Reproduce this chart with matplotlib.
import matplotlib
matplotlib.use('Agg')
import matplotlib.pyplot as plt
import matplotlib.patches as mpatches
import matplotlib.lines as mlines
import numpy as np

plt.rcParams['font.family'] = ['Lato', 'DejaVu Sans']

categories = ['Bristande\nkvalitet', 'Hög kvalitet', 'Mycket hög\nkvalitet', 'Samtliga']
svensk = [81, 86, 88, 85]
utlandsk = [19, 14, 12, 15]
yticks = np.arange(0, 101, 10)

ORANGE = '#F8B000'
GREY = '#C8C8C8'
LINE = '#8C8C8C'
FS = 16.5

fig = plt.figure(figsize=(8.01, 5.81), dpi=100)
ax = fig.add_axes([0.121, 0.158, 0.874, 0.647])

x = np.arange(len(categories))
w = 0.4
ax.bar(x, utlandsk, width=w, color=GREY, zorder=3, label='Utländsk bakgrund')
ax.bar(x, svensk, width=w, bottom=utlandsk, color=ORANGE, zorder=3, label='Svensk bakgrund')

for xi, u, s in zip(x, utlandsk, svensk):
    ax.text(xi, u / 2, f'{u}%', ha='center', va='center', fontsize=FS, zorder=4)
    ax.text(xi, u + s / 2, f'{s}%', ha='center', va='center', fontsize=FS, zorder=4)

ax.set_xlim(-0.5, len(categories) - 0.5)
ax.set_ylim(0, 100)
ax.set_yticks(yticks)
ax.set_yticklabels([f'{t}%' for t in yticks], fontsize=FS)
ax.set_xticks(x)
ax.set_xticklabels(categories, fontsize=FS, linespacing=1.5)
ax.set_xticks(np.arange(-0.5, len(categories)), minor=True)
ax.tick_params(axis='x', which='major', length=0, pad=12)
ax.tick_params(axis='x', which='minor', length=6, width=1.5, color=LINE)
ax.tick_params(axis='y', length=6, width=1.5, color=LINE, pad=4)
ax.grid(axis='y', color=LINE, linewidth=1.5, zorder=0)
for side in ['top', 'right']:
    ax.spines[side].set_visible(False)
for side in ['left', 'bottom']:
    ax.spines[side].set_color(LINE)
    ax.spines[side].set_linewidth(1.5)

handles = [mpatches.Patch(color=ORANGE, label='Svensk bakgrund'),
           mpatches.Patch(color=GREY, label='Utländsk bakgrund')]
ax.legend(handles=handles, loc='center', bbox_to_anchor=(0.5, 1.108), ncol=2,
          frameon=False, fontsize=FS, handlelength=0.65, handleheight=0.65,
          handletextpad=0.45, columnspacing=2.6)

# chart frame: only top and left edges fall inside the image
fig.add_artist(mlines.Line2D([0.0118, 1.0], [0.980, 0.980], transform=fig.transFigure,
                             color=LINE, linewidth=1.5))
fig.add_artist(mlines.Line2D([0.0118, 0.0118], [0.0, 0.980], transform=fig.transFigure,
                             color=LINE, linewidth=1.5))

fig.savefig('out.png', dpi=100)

::::::::

## [Exercise prompt]
Retype the data in full and match it exactly.

## [Solution]
Reproduce this chart with matplotlib.
import matplotlib
matplotlib.use('Agg')
import matplotlib.pyplot as plt
import matplotlib.patches as mpatches
import matplotlib.lines as mlines
import numpy as np

plt.rcParams['font.family'] = ['Lato', 'DejaVu Sans']

categories = ['Bristande\nkvalitet', 'Hög kvalitet', 'Mycket hög\nkvalitet', 'Samtliga']
svensk = [81, 86, 88, 85]
utlandsk = [19, 14, 12, 15]
yticks = np.arange(0, 101, 10)

ORANGE = '#F8B000'
GREY = '#C8C8C8'
LINE = '#8C8C8C'
FS = 16.5

fig = plt.figure(figsize=(8.01, 5.81), dpi=100)
ax = fig.add_axes([0.121, 0.158, 0.874, 0.647])

x = np.arange(len(categories))
w = 0.4
ax.bar(x, utlandsk, width=w, color=GREY, zorder=3, label='Utländsk bakgrund')
ax.bar(x, svensk, width=w, bottom=utlandsk, color=ORANGE, zorder=3, label='Svensk bakgrund')

for xi, u, s in zip(x, utlandsk, svensk):
    ax.text(xi, u / 2, f'{u}%', ha='center', va='center', fontsize=FS, zorder=4)
    ax.text(xi, u + s / 2, f'{s}%', ha='center', va='center', fontsize=FS, zorder=4)

ax.set_xlim(-0.5, len(categories) - 0.5)
ax.set_ylim(0, 100)
ax.set_yticks(yticks)
ax.set_yticklabels([f'{t}%' for t in yticks], fontsize=FS)
ax.set_xticks(x)
ax.set_xticklabels(categories, fontsize=FS, linespacing=1.5)
ax.set_xticks(np.arange(-0.5, len(categories)), minor=True)
ax.tick_params(axis='x', which='major', length=0, pad=12)
ax.tick_params(axis='x', which='minor', length=6, width=1.5, color=LINE)
ax.tick_params(axis='y', length=6, width=1.5, color=LINE, pad=4)
ax.grid(axis='y', color=LINE, linewidth=1.5, zorder=0)
for side in ['top', 'right']:
    ax.spines[side].set_visible(False)
for side in ['left', 'bottom']:
    ax.spines[side].set_color(LINE)
    ax.spines[side].set_linewidth(1.5)

handles = [mpatches.Patch(color=ORANGE, label='Svensk bakgrund'),
           mpatches.Patch(color=GREY, label='Utländsk bakgrund')]
ax.legend(handles=handles, loc='center', bbox_to_anchor=(0.5, 1.108), ncol=2,
          frameon=False, fontsize=FS, handlelength=0.65, handleheight=0.65,
          handletextpad=0.45, columnspacing=2.6)

# chart frame: only top and left edges fall inside the image
fig.add_artist(mlines.Line2D([0.0118, 1.0], [0.980, 0.980], transform=fig.transFigure,
                             color=LINE, linewidth=1.5))
fig.add_artist(mlines.Line2D([0.0118, 0.0118], [0.0, 0.980], transform=fig.transFigure,
                             color=LINE, linewidth=1.5))

fig.savefig('out.png', dpi=100)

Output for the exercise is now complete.